Tim Hayward is a food writer, broadcaster and photographer. His features appear in the Guardian, Olive, Waitrose Food Illustrated, the Sydney Morning Herald, Delicious and a variety of on and off-line publications. He is also a regular contributor to the Observer Food Monthly ‘Word of Mouth’ blog supplying both news comment and a weekly column ‘Too Many Cooks’.
Tim is also the proprietor and editor of Fire & Knives, a quarterly magazine of new food writing (which is bloody marvelous!).
An equally keen devotee of the Scotch egg, Tim answered a few questions from me on the delectable pub snack…
Q. In three words, how would you describe a Scotch egg?
A. Pork Hand-Grenade.
Q. Best served hot or cold?
A. Hot and with the centre just a bit runny.
Q. Served with or without condiments? If with, then which?
A. With Piccalilli.
Q. Are there any variations on the Scotch egg that you enjoy? Some chefs choose venison over sausage meat, others may try to spice the meat etc.
A. Eggs, forcemeat and crumb-coating come in countless flavours and combinations. Given that the Scotch Egg only escaped the Bad Food Joke Book a couple of years ago, I can’t help thinking that, working at the most frenetic pace, our best chefs haven’t even begun to cover all the delicious options. There are countless thousands to go and I haven’t met one yet that I didn’t love. One thing, though, chefs. No matter how staggering your variation, don’t make the mistake of trying to rename it something more cool. Even if it’s a parfait of unicorn loin wrapped round a Faberge egg, it’s still a Scotch egg…. that’s the whole point!
Q. In your opinion, where serves the best Scotch egg?

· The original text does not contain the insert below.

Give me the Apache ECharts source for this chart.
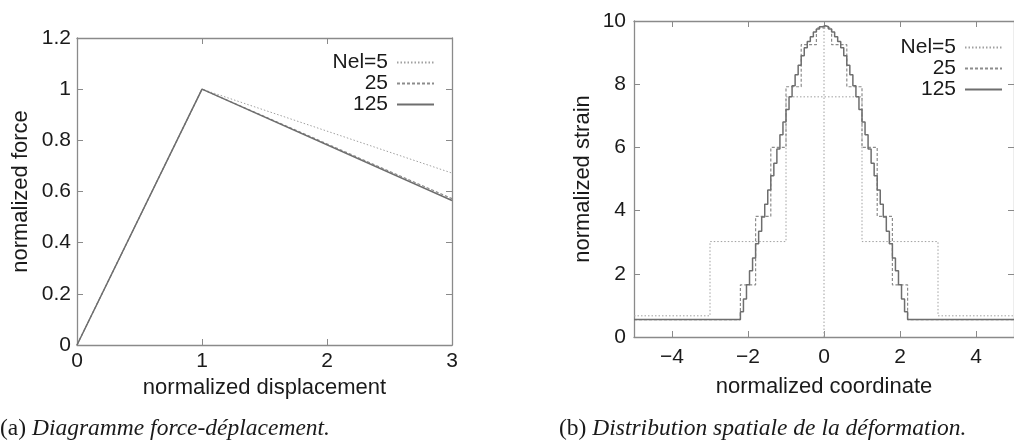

A. I honestly think that’s too complicated to answer. These are deep philosophical quandaries. I’ve loved real ‘gourmet’ versions, poncey little quail egg jobs and the ones in the gas-flushed podules at motorway service stations and they’re all good at the right time. Does that make quality a temporal issue? The fact I can love a similar egg more or less each time I try it implies that quality is less of an absolute than one might believe. If asked ‘where serves the best beer’ could one ever truly answer. Instead, drawing on personal experience, I can only offer the rather unsatisfying opinion, and fervent wish, that the best Scotch Egg is the one you are about to eat.